Besides accounts and queues, the class WorkerConfig has further attributes related to the runtime environment: environment modules, environment variables and default virtual environment, default launch directory, and default shell commands.
Queue configuration
The queue configuration accommodates computing resource configurations via the resources attribute. Further attributes are name, public, accounts_allow, accounts_deny, and groups_allow. A queue configuration is created using the QueueConfig class:
qcfg = QueueConfig()
With the get_resource() method a specific resource configuration can be retrieved:
print(qcfg.get_resource('time'))
A resource can be set with set_resource() method, e.g. to set the default walltime to 5 minutes:
qcfg.set_resource('time', 'default', 5)
If the resource does not exist, it is created and added to list of resources in the queue. The second argument, the resource type, may be one of minimum, maximum or default. If other keyword is used then a ValueError will be raised.
With the method validate_resource(), a resource can be validated, e.g. to check whether time of 4000 minutes may be requested in this queue:
qcfg.validate_resource('time', 4000)
In case the resource value exceeds the limits, then a ResourceConfigurationError is raised.
Computing resource configuration
This configuration includes one single resource. The public attributes are name, minimum, maximum and default. Here an example of creating and adding a resource to the list of resources of a queue:
from virtmat.middleware.resconfig import ResourceConfig
time = ResourceConfig('time')
time.minimum = 1
time.maximum = 100
time.default = 5
qcfg.resources.append(time)
Configuration of environment modules
Environment modules (alternative link) are commonly used on computing clusters to set up the run-time environment of various software. Thus they can be used as a discovery source (registry) for software deployed on the cluster. The attributes of the ModuleConfig class are:
prefix (
str): module prefix, if module name has prefix, elseNonename (
str): module name, may not beNoneversions (
[str]): available module versions, empty list if no versions specifiedpath (
str): path to module file, if different from default modules path, elseNone
Example: The module files chem/gromacs/2022.6 and chem/gromacs/2022.5 that are in the default modules path are represented in resconfig as the object mcfg = ModuleConfig(prefix='chem', name='gromacs', versions=['2022.6', '2022.5']). The command module load chem/gromacs/2022.6 can be retrieved by mcfg.get_command('gromacs', '==2022.6').
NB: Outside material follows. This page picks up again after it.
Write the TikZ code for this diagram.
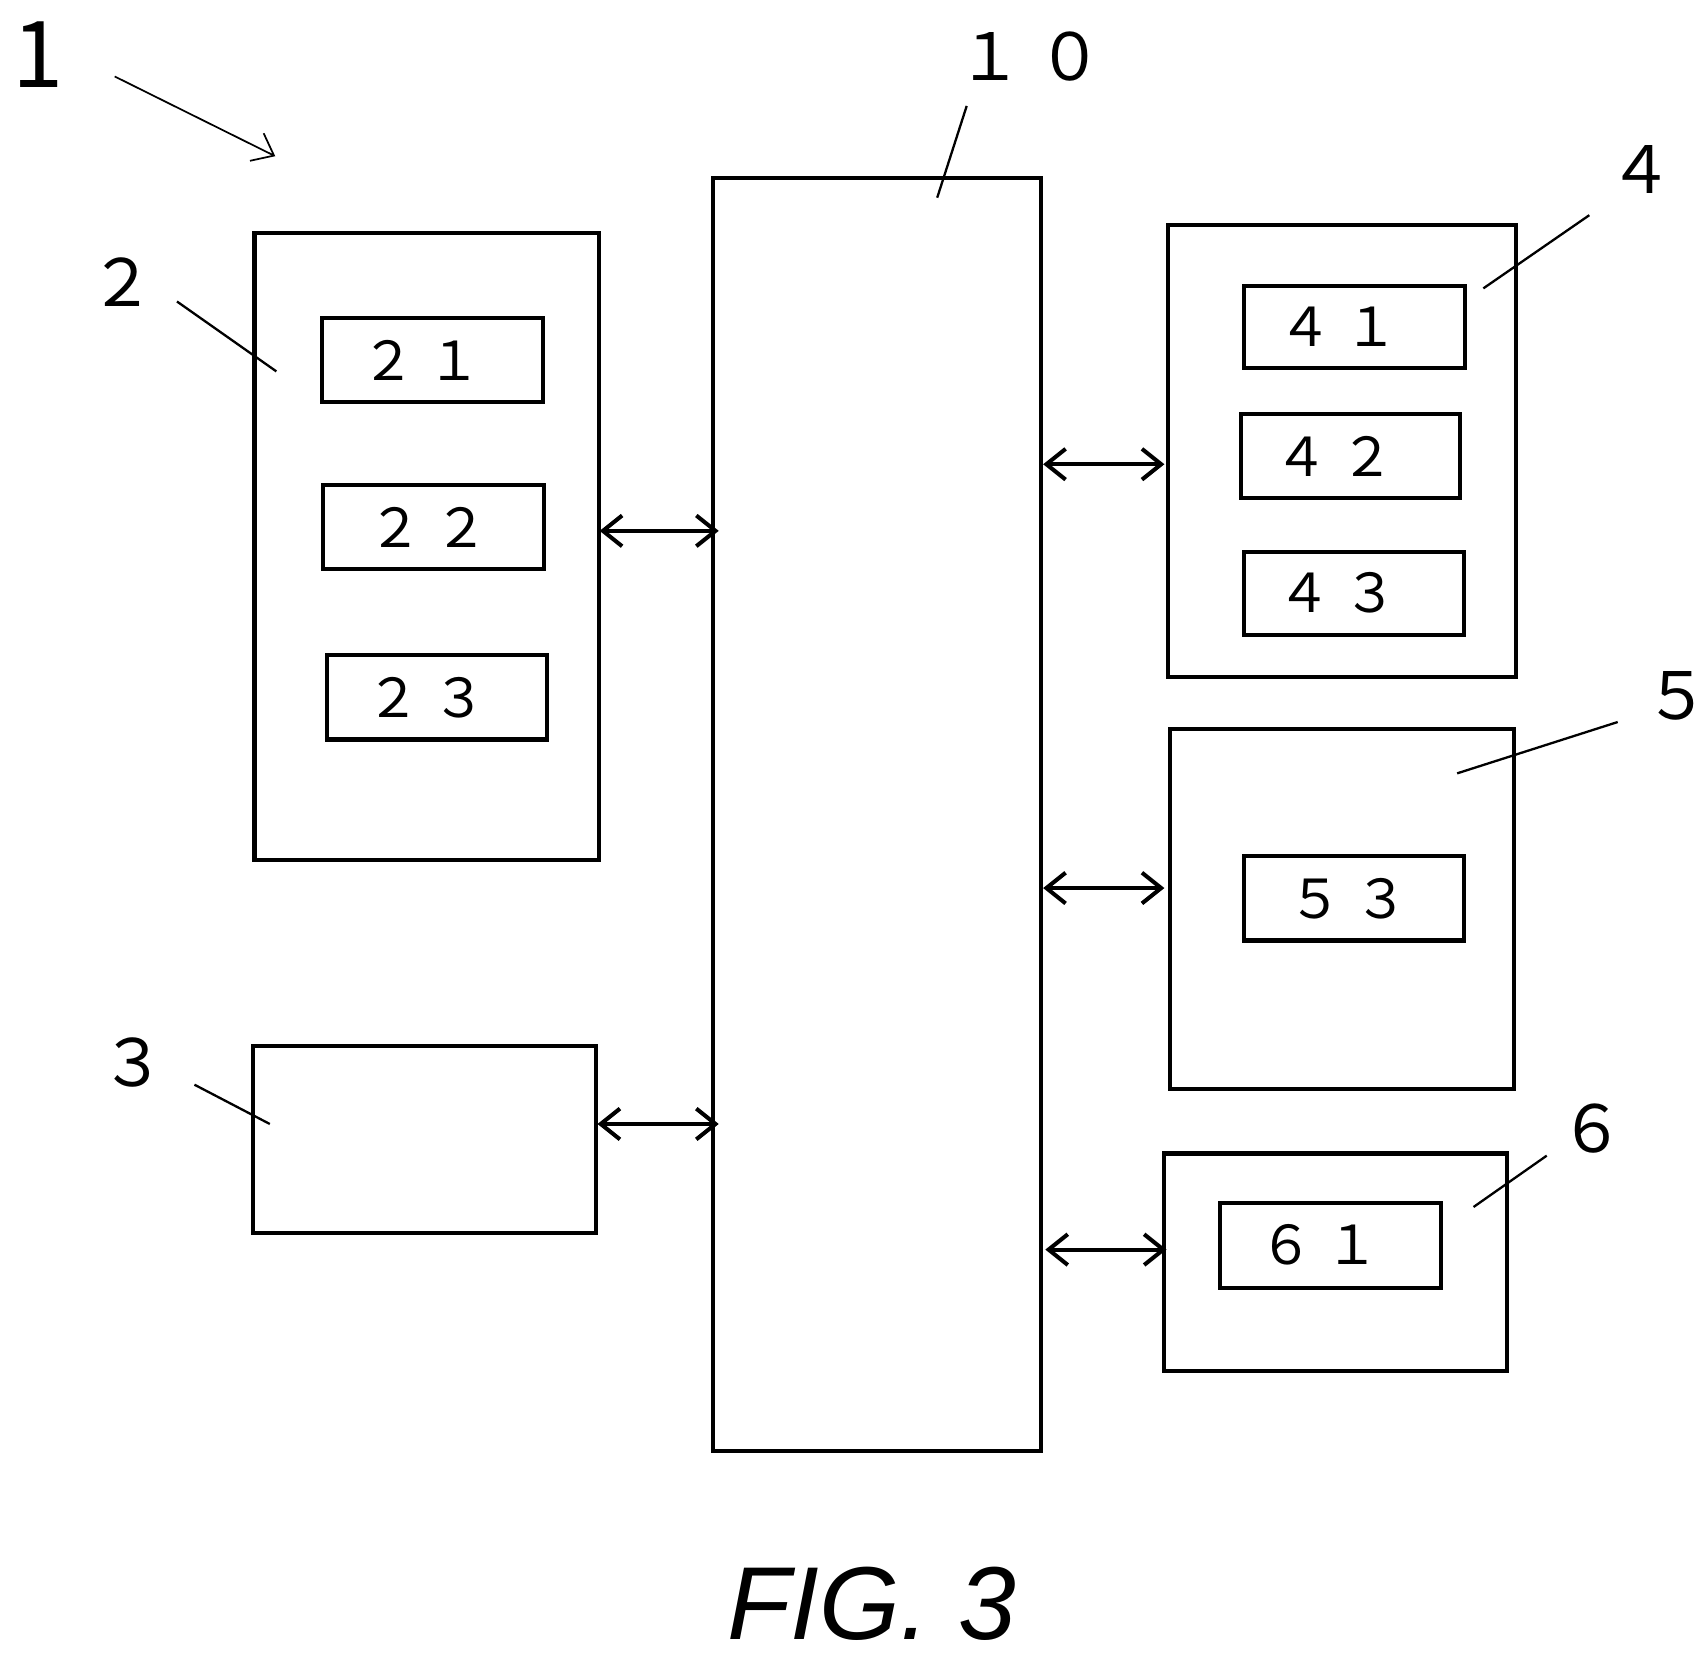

In case of no match, e.g. mcfg.get_command('gromacs', '>2022.6') will return None.
The module configurations are added as lists to the modules and default_modules attributes of the WorkerConfig object, e.g.
wcfg.modules = [mcfg] # available modules
wcfg.default_modules = [mcfg] # module loaded by default
Modules from wcfg.modules can be added to a custom qadapter object using the module keyword while wcfg.default_modules are added automatically to every qadapter.
Configuration of environment variables
Run-time environments often require setting evironment variables in the shell. Per worker, i.e. per instance of the WorkerConfig class, one can define variables and their values, e.g.
wcfg.envvars = {'APP': 'app_name', 'PYTHONPATH': '/path/to/python/libs'}
wcfg.default_envvars = ['PYTHONPATH']
The envvars can be selected to add to a custom qadapter objects by passing the venvs keyword. The default_envvars are added automatically to every qadapter using the corresponding value from envvars.
Configuration of default virtual environment
A default Python virtual environment (such as venv and conda) can be configured using
wcfg.default_venv = {'type': 'conda',
'name': os.environ.get('CONDA_DEFAULT_ENV'),
'prefix': os.environ.get('CONDA_PREFIX')}
for conda environments and
wcfg.default_venv = {'type': 'venv',
'name': sys.prefix.rsplit('/', maxsplit=1)[-1],
'prefix': sys.prefix}
for venv. A command is generated and added to the qadapter that used to activate this environment at run time.
Configuration of default shell commands
Sometimes it is not possible to perform certain modification in the environment using environment variables and some shell commands have to be executed. For example, setting umask 027 can be configured in the worker like this
wcfg.default_commands = [CommandConfig('umask', ['027'])]
Configuration of default launch directory
The launch directory is where a Slurm job is run. By default this is the current working directory of the shell submitting the job. Another launch directory can be set with
wcfg.default_launchdir = '/path/to/launch/directory'
This directory is added to the qadapter and then used at run time.